Sadly, two weeks ago I buried my beloved father. This post isn’t about how amazing he was or the excruciating pain of losing him (I can refer you to my Facebook page if you’re looking for that!), but more about how as a busy working Mum (parent) I am struggling to find space to grieve.
Today, for example, I have run a workshop, edited a heap of content, organised two events, presented to a client CEO, taken part in two conference calls and held 121s with my two of my team.
Last week, despite being on compassionate leave I had to complete a gruelling RFI, sign off some brand new creative and make decisions on a sponsorship deal.
In fact the day after Dad passed away, I was on the phone doing handovers which included having to download my thoughts on a new business proposal for someone else to complete.
Of course! You might think, you’re a bloody CEO! And I know that is true. I also know I am exceptionally lucky. Not only do I have an incredible network of understanding supportive people around me, I have been able to take five full days off and three working from home. Did you know that the official allowance for compassionate leave is just three days? Three days!!! Can you imagine trying to function just four days after losing a loved one? Today is day fifteen and I am still in pieces. I am functioning but finding it hard to focus, am so fragile I know the smallest thing could set me off and if I am completely honest, all I want to do is run home, crawl under a duvet and hide from everyone and everything.
But, of course, I don’t. I keep going through each meeting, conference call, hangout, report, email and presentation. And when I do finally flop into an Uber and make my way home, I walk into a load of little people who need to be fed, washed, entertained and loved. A fridge that needs filling, clothes that need washing, a boiler that needs servicing and a house that needs running. I am not complaining, and, of course, I’m not alone. I have a wonderful (albeit very busy!) husband, an incredible hands-on mother-in-law and an amazing nanny (currently on holiday though I might add), but the overwhelming feeling that I have been experiencing is that there is simply no space for my grief.

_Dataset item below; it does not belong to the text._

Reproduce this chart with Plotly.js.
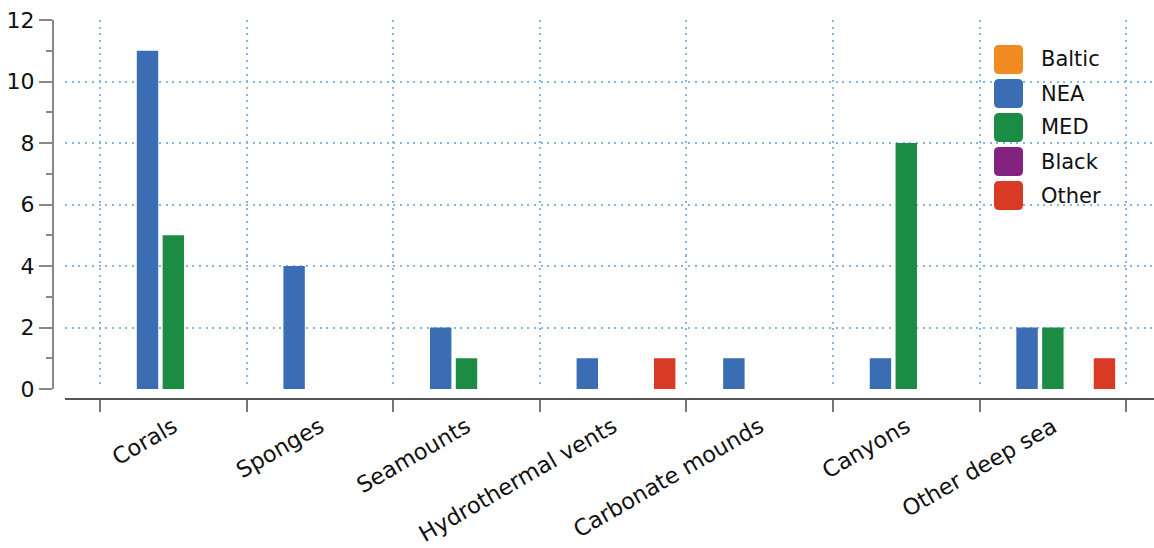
<!DOCTYPE html>
<html>
<head>
<meta charset="utf-8">
<script src="https://cdn.plot.ly/plotly-3.0.1.min.js"></script>
<style>html,body{margin:0;padding:0;background:#fff;}#chart{width:1154px;height:548px;}</style>
</head>
<body>
<div id="chart"></div>
<script>
const categories = ["Corals", "Sponges", "Seamounts", "Hydrothermal vents", "Carbonate mounds", "Canyons", "Other deep sea"];
const seriesNames = ["Baltic", "NEA", "MED", "Black", "Other"];
const seriesColors = ["#F08A21", "#3A6DB4", "#1C8C44", "#84237F", "#D83A26"];
const baltic = [0, 0, 0, 0, 0, 0, 0];
const nea    = [11, 4, 2, 1, 1, 1, 2];
const med    = [5, 0, 1, 0, 0, 8, 2];
const black  = [0, 0, 0, 0, 0, 0, 0];
const other  = [0, 0, 0, 1, 0, 0, 1];
const seriesValues = [baltic, nea, med, black, other];
const yTicks = [0, 2, 4, 6, 8, 10, 12];

const FONT = "DejaVu Sans, Verdana, sans-serif";
const W = 1154, H = 548;
const M = {l: 53, r: 0, t: 20, b: 149};
const pw = W - M.l - M.r, ph = H - M.t - M.b;

const traces = seriesNames.map((name, i) => ({
  type: "bar",
  name: name,
  x: categories,
  y: seriesValues[i],
  marker: {color: seriesColors[i], line: {width: 0}},
  showlegend: false,
  hoverinfo: "x+y+name"
}));

// custom legend built from the series arrays
const shapes = [];
const annotations = [];
const half = 14.5, rad = 5;
const roundedPath =
  `M ${-half + rad},${-half} L ${half - rad},${-half} Q ${half},${-half} ${half},${-half + rad} ` +
  `L ${half},${half - rad} Q ${half},${half} ${half - rad},${half} L ${-half + rad},${half} ` +
  `Q ${-half},${half} ${-half},${half - rad} L ${-half},${-half + rad} Q ${-half},${-half} ${-half + rad},${-half} Z`;
seriesNames.forEach((name, i) => {
  const cy = 59.5 + i * 34;
  const py = (H - M.b - cy) / ph;
  shapes.push({
    type: "path", xref: "paper", yref: "paper",
    xsizemode: "pixel", ysizemode: "pixel",
    xanchor: (1008.5 - M.l) / pw, yanchor: py,
    path: roundedPath,
    fillcolor: seriesColors[i], line: {width: 0}
  });
  annotations.push({
    xref: "paper", yref: "paper",
    x: (1039 - M.l) / pw, y: py,
    xanchor: "left", yanchor: "middle",
    text: name, showarrow: false,
    font: {family: FONT, size: 21, color: "#111"}
  });
});

const gridDash = "2px,4.7px";
const layout = {
  width: W, height: H,
  margin: M,
  paper_bgcolor: "#fff", plot_bgcolor: "#fff",
  barmode: "group",
  bargap: 0.12,
  bargroupgap: 0.17,
  showlegend: false,
  font: {family: FONT, size: 21, color: "#111"},
  xaxis: {
    type: "category",
    domain: [12 / pw, 1],
    range: [-0.739, 6.69],
    anchor: "free", position: 0,
    tickson: "boundaries",
    showline: true, linecolor: "#555", linewidth: 2,
    ticks: "outside", ticklen: 12, tickwidth: 2, tickcolor: "#777",
    tickangle: -30,
    ticklabelstandoff: 5,
    tickfont: {family: FONT, size: 22.5, color: "#111"},
    showgrid: true, gridcolor: "#86B6E2", gridwidth: 2, griddash: gridDash,
    zeroline: false, fixedrange: true
  },
  yaxis: {
    domain: [10 / ph, 1],
    range: [0, 12],
    anchor: "free", position: 0,
    tickmode: "array", tickvals: yTicks, ticktext: yTicks.map(String),
    showline: true, linecolor: "#888", linewidth: 2,
    ticks: "outside", ticklen: 13, tickwidth: 2, tickcolor: "#888",
    minor: {dtick: 1, ticks: "outside", ticklen: 6, tickwidth: 2, tickcolor: "#888", showgrid: false},
    tickfont: {family: FONT, size: 22, color: "#111"},
    showgrid: true, gridcolor: "#86B6E2", gridwidth: 2, griddash: gridDash,
    zeroline: false, fixedrange: true
  },
  shapes: shapes,
  annotations: annotations
};

Plotly.newPlot("chart", traces, layout, {displayModeBar: false, staticPlot: true});
</script>
</body>
</html>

Everyone keeps telling me that I need to slow down, to stop, to give myself some space, get some time to myself, time to get away, to reflect, to allow my feelings to surface. But at the same time, no-one explained to me how a self-employed CEO Mum can find the time and space to do that. And, again being honest, it got to the stage a couple of days ago when I felt like I was a pressure cooker about to explode.
Making the right choices
Until thankfully, I decided to switch myself out of ‘cause’, and into ‘effect’ ie to take control of the situation and consider what options were available to me. This is, importantly, the point I want to make. That even in the most difficult of situations we all still have choices. It’s just about being able to recognise that, especially when times are tough.
So… in the spirit of sharing, which I guess is what social media is all about, I thought it might be useful to list the things that enabled me to create some space. Here goes:
- Using my commute into town to be still and quiet (some would call that mindfulness!) rather than using every second to cram in admin/do hair /make-up/emails/phone calls/social media etc
- Finding that gap in the diary and booking a massage/manicure/facial/lashes (I can highly recommend the latter as it involves two hours of lying down with eyes closed; ie a great excuse for a big nap!)
- Make time to do a good session in the gym or exercise class (boxing has been particularly useful)
- Take a long hot bath (and lock the door so the rugrats can’t come in)
- Cancel non-essential meetings with people who you know will understand and work from home as much as you can to eliminate the stress of the commute – ie give yourself a break!
So in summary, what I am saying is that I have come to terms with the fact there is no magic wand to wave, no single thing that is going to create a huge space around me to grieve in. I have to accept that fact (I have a two year old FFS – I can probably count on one hand the amount of times a month I actually get to go to the loo without interruption!) But the answer, I am realising, is all about making the right choices to find, take, grab and relish in whatever moments you can possibly create to recharge, reconnect and simply allow yourself to breathe.